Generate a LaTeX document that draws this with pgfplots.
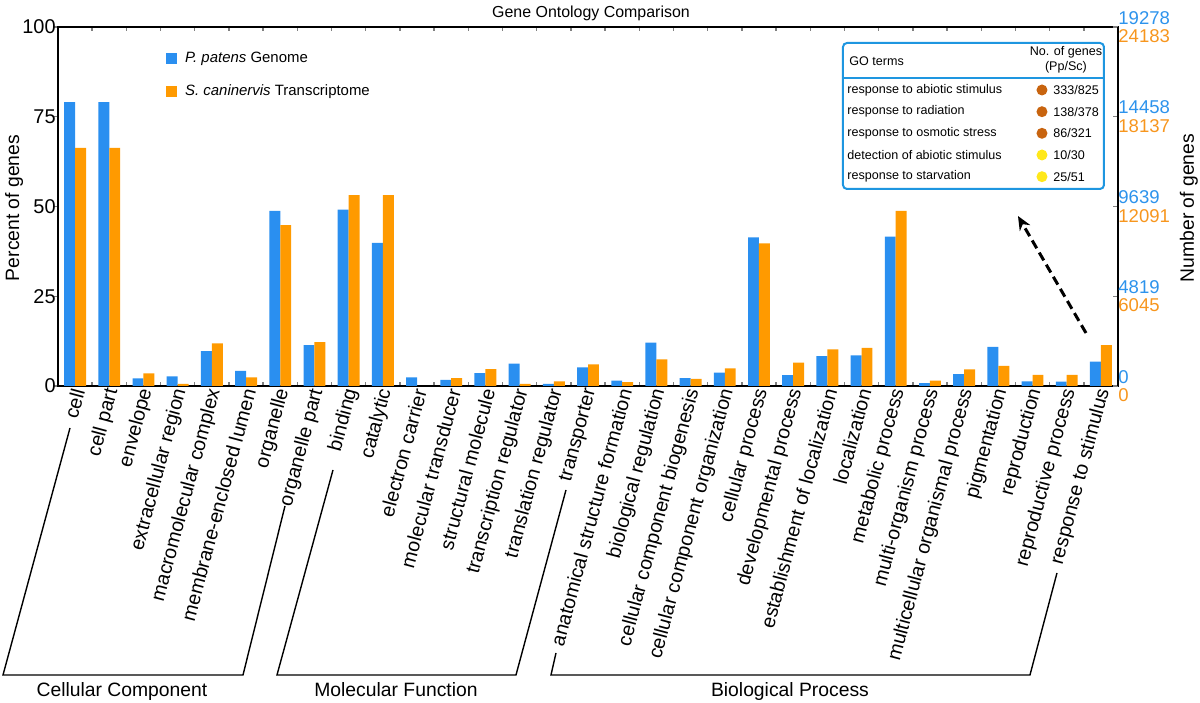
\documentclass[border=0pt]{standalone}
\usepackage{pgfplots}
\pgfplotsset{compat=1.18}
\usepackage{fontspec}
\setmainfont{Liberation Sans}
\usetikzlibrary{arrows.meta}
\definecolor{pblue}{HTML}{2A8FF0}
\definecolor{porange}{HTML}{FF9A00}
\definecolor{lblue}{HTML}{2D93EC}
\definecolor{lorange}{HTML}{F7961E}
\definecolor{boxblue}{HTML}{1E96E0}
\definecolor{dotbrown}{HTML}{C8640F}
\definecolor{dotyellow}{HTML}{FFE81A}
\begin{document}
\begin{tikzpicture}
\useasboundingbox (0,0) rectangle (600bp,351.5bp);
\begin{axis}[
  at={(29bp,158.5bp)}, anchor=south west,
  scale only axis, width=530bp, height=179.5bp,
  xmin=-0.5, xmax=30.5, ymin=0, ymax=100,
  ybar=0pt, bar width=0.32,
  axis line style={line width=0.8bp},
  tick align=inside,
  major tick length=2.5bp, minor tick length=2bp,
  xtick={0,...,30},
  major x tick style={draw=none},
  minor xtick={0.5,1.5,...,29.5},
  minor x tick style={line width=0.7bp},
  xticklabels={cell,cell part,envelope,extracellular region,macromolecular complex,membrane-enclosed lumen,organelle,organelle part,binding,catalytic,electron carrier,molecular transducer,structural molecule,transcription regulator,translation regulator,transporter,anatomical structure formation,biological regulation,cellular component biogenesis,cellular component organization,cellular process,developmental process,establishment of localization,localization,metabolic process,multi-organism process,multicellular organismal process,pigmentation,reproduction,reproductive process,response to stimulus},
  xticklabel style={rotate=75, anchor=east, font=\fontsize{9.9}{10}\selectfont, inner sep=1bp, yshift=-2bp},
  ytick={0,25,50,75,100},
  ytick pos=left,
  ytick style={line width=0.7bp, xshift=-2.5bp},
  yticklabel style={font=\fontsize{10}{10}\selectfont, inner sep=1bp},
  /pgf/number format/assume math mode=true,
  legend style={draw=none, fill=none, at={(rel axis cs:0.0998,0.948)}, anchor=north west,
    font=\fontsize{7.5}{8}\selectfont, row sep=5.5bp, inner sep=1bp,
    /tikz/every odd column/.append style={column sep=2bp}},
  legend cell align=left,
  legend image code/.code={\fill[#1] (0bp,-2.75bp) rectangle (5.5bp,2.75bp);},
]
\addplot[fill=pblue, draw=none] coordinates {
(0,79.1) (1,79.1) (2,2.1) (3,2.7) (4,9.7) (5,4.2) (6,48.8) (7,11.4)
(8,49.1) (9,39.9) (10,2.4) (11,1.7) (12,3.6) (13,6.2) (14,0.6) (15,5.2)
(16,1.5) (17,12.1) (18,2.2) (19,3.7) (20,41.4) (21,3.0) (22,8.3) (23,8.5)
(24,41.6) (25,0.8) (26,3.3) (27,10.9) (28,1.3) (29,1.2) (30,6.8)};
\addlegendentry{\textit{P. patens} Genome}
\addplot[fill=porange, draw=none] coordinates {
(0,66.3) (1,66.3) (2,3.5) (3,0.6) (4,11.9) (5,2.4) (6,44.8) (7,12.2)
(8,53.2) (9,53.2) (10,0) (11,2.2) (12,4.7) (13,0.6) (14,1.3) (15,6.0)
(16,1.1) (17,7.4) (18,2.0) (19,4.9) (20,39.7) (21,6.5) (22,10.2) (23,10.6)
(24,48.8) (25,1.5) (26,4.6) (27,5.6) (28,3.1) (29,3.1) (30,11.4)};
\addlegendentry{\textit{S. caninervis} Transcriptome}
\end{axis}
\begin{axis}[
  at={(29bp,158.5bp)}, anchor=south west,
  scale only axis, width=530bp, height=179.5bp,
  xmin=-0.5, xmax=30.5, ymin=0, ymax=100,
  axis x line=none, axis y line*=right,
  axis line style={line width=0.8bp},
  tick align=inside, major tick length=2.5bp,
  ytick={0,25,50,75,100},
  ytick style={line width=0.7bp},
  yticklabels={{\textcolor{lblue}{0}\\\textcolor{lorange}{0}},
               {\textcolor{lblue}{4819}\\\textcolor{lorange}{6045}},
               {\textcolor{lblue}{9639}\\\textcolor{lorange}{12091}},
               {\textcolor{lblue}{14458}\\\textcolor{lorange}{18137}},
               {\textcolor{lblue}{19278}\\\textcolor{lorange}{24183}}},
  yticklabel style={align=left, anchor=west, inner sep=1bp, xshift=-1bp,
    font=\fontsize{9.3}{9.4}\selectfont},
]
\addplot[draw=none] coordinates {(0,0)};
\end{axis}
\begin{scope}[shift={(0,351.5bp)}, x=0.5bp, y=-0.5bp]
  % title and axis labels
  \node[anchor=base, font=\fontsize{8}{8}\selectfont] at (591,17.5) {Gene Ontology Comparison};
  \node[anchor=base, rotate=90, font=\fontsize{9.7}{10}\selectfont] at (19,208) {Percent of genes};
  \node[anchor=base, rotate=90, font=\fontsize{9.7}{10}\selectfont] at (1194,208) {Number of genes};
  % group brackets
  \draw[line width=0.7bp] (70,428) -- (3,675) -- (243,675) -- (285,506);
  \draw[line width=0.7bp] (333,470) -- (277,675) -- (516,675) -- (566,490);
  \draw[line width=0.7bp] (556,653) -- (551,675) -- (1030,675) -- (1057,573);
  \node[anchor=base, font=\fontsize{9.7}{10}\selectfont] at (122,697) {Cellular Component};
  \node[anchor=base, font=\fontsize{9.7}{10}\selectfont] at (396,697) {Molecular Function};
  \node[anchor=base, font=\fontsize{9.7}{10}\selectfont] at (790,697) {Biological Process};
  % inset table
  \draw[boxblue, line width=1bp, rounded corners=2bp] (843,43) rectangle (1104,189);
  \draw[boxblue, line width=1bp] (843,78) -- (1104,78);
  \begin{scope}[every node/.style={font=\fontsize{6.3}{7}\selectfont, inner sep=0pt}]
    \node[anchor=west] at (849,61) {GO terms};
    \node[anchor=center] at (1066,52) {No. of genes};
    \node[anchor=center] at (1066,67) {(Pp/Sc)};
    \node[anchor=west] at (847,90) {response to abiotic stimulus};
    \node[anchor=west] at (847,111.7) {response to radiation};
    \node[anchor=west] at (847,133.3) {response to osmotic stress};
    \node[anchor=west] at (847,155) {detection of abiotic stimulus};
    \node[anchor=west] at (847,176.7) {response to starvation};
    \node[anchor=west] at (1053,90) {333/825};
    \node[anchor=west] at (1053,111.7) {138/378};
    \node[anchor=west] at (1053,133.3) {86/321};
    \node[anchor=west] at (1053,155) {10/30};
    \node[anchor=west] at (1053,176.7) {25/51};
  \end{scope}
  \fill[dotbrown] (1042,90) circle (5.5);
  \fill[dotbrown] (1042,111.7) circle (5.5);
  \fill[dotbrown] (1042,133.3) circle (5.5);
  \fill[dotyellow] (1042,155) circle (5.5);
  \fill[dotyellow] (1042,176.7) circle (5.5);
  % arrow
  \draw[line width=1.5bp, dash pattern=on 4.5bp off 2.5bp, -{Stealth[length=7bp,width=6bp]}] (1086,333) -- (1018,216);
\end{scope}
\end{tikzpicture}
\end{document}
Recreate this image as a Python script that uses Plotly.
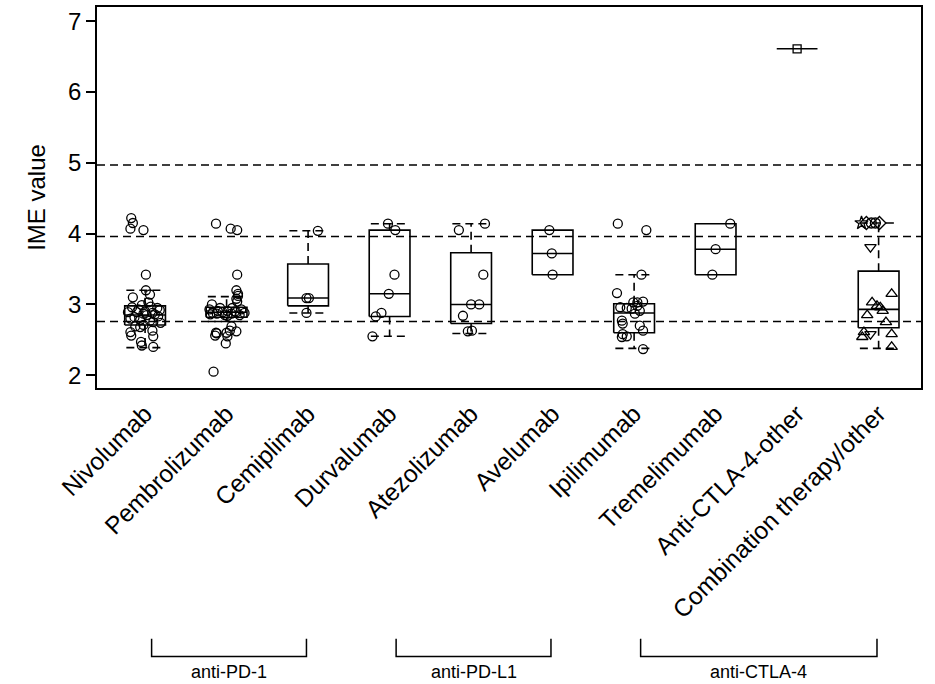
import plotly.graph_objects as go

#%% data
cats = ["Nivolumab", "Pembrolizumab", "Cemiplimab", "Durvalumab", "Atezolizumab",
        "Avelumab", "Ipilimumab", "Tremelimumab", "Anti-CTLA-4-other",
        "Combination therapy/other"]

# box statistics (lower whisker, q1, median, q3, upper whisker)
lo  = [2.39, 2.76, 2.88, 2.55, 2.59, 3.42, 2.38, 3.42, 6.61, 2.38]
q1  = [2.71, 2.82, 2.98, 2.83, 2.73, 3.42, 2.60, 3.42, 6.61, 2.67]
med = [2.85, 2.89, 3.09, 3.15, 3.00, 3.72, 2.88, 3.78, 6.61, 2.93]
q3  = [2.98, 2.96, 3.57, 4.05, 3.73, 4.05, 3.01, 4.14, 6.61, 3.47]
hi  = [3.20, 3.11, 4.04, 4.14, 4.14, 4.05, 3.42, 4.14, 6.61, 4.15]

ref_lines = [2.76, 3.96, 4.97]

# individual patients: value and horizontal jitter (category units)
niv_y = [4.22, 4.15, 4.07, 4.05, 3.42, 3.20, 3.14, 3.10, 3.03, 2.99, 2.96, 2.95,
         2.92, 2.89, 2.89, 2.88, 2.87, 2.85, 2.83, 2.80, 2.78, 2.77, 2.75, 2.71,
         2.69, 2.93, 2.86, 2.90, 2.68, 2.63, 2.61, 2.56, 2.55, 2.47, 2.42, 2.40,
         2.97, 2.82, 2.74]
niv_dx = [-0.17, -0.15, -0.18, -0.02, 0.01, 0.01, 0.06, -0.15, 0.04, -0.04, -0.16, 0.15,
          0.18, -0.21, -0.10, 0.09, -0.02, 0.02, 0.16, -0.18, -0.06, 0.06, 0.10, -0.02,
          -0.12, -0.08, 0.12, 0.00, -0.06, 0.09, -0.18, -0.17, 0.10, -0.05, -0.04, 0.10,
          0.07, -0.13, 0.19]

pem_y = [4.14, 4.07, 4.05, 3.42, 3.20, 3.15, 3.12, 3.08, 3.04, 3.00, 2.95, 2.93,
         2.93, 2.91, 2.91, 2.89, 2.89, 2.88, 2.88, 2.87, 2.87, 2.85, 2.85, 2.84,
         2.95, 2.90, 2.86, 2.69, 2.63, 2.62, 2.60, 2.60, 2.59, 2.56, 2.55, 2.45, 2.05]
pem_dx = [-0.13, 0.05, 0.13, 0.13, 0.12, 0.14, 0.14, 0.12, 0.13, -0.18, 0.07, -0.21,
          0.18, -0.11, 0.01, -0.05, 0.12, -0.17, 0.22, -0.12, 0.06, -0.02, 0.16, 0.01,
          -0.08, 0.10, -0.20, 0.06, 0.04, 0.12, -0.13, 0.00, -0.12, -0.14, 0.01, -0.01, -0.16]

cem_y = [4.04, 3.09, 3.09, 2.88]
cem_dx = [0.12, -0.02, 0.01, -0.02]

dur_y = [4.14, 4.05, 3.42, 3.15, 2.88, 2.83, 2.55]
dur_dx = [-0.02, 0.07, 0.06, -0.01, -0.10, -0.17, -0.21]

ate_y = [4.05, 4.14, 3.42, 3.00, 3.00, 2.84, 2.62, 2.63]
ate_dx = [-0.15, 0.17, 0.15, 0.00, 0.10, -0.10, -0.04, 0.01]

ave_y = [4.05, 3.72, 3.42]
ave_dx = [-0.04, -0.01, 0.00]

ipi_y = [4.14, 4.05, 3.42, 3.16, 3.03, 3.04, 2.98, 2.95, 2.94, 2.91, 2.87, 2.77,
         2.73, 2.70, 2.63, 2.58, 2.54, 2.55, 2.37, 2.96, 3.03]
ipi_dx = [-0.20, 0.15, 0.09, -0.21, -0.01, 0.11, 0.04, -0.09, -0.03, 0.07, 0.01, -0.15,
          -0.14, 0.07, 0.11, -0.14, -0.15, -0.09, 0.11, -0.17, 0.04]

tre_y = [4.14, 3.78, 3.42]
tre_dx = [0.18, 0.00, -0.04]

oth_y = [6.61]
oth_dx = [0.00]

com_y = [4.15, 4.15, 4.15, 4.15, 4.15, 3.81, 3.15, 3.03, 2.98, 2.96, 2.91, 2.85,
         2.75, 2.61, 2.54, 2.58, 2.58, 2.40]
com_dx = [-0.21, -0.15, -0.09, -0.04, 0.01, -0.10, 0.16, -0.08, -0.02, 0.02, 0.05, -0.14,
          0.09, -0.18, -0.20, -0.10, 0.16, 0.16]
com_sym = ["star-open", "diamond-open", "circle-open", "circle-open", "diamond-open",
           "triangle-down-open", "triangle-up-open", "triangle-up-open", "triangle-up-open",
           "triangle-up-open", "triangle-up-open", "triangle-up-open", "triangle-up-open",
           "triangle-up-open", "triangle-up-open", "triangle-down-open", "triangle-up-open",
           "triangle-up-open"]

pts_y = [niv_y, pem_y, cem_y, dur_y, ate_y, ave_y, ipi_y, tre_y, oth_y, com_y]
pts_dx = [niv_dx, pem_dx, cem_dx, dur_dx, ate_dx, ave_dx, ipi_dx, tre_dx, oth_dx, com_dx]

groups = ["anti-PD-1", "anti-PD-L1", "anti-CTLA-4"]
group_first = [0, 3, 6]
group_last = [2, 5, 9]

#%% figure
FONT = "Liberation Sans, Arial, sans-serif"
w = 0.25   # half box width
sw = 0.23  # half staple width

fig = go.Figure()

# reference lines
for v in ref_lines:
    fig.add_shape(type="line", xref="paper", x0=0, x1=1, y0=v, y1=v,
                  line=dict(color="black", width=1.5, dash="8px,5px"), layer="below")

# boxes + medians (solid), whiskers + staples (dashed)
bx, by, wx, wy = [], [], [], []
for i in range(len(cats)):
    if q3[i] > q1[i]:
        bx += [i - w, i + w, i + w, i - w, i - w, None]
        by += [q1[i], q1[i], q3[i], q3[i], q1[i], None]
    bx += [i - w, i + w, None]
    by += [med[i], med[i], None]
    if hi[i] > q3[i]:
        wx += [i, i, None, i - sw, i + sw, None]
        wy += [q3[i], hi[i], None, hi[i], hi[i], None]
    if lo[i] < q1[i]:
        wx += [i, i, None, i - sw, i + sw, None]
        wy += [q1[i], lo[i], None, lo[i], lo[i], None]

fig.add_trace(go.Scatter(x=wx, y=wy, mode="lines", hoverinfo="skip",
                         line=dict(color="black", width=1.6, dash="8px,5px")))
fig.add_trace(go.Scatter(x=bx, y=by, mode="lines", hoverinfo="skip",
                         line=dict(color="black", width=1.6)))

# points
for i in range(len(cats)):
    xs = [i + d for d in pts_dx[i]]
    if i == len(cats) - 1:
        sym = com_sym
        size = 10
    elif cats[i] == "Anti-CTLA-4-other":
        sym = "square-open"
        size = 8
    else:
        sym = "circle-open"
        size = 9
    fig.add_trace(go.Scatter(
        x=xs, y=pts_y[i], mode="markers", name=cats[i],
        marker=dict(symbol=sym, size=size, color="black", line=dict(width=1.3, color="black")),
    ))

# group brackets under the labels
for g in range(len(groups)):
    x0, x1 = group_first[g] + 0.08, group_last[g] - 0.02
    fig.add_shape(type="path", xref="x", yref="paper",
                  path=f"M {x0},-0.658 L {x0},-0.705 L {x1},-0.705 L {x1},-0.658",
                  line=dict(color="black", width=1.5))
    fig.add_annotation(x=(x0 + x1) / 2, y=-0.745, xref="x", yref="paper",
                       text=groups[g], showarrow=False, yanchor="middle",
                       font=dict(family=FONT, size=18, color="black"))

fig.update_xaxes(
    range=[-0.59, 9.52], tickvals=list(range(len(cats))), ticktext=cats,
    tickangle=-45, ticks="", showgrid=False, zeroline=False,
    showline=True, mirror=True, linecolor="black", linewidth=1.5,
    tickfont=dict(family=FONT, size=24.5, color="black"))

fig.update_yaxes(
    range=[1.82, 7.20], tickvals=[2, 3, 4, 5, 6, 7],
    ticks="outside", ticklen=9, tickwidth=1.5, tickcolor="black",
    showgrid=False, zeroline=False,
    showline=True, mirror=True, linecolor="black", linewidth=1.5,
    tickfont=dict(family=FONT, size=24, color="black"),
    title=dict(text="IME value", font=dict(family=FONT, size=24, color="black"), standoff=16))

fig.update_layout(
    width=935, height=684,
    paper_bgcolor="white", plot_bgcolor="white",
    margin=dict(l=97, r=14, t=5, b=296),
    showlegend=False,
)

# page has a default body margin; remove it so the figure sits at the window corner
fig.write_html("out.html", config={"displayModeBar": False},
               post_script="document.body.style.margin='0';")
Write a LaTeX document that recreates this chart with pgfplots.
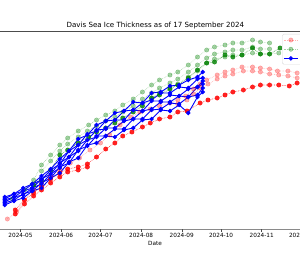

Given exercise
Begin with the line that contains "Recreate this image", end with the line that contains "cem_dx = [0.12, -0.02, 0.01, -0.02]", and set down every line in that range exactly as it stands, minus the pictures.

Solution for this exercise
Recreate this image as a Python script that uses Plotly.
import plotly.graph_objects as go

#%% data
cats = ["Nivolumab", "Pembrolizumab", "Cemiplimab", "Durvalumab", "Atezolizumab",
        "Avelumab", "Ipilimumab", "Tremelimumab", "Anti-CTLA-4-other",
        "Combination therapy/other"]

# box statistics (lower whisker, q1, median, q3, upper whisker)
lo  = [2.39, 2.76, 2.88, 2.55, 2.59, 3.42, 2.38, 3.42, 6.61, 2.38]
q1  = [2.71, 2.82, 2.98, 2.83, 2.73, 3.42, 2.60, 3.42, 6.61, 2.67]
med = [2.85, 2.89, 3.09, 3.15, 3.00, 3.72, 2.88, 3.78, 6.61, 2.93]
q3  = [2.98, 2.96, 3.57, 4.05, 3.73, 4.05, 3.01, 4.14, 6.61, 3.47]
hi  = [3.20, 3.11, 4.04, 4.14, 4.14, 4.05, 3.42, 4.14, 6.61, 4.15]

ref_lines = [2.76, 3.96, 4.97]

# individual patients: value and horizontal jitter (category units)
niv_y = [4.22, 4.15, 4.07, 4.05, 3.42, 3.20, 3.14, 3.10, 3.03, 2.99, 2.96, 2.95,
         2.92, 2.89, 2.89, 2.88, 2.87, 2.85, 2.83, 2.80, 2.78, 2.77, 2.75, 2.71,
         2.69, 2.93, 2.86, 2.90, 2.68, 2.63, 2.61, 2.56, 2.55, 2.47, 2.42, 2.40,
         2.97, 2.82, 2.74]
niv_dx = [-0.17, -0.15, -0.18, -0.02, 0.01, 0.01, 0.06, -0.15, 0.04, -0.04, -0.16, 0.15,
          0.18, -0.21, -0.10, 0.09, -0.02, 0.02, 0.16, -0.18, -0.06, 0.06, 0.10, -0.02,
          -0.12, -0.08, 0.12, 0.00, -0.06, 0.09, -0.18, -0.17, 0.10, -0.05, -0.04, 0.10,
          0.07, -0.13, 0.19]

pem_y = [4.14, 4.07, 4.05, 3.42, 3.20, 3.15, 3.12, 3.08, 3.04, 3.00, 2.95, 2.93,
         2.93, 2.91, 2.91, 2.89, 2.89, 2.88, 2.88, 2.87, 2.87, 2.85, 2.85, 2.84,
         2.95, 2.90, 2.86, 2.69, 2.63, 2.62, 2.60, 2.60, 2.59, 2.56, 2.55, 2.45, 2.05]
pem_dx = [-0.13, 0.05, 0.13, 0.13, 0.12, 0.14, 0.14, 0.12, 0.13, -0.18, 0.07, -0.21,
          0.18, -0.11, 0.01, -0.05, 0.12, -0.17, 0.22, -0.12, 0.06, -0.02, 0.16, 0.01,
          -0.08, 0.10, -0.20, 0.06, 0.04, 0.12, -0.13, 0.00, -0.12, -0.14, 0.01, -0.01, -0.16]

cem_y = [4.04, 3.09, 3.09, 2.88]
cem_dx = [0.12, -0.02, 0.01, -0.02]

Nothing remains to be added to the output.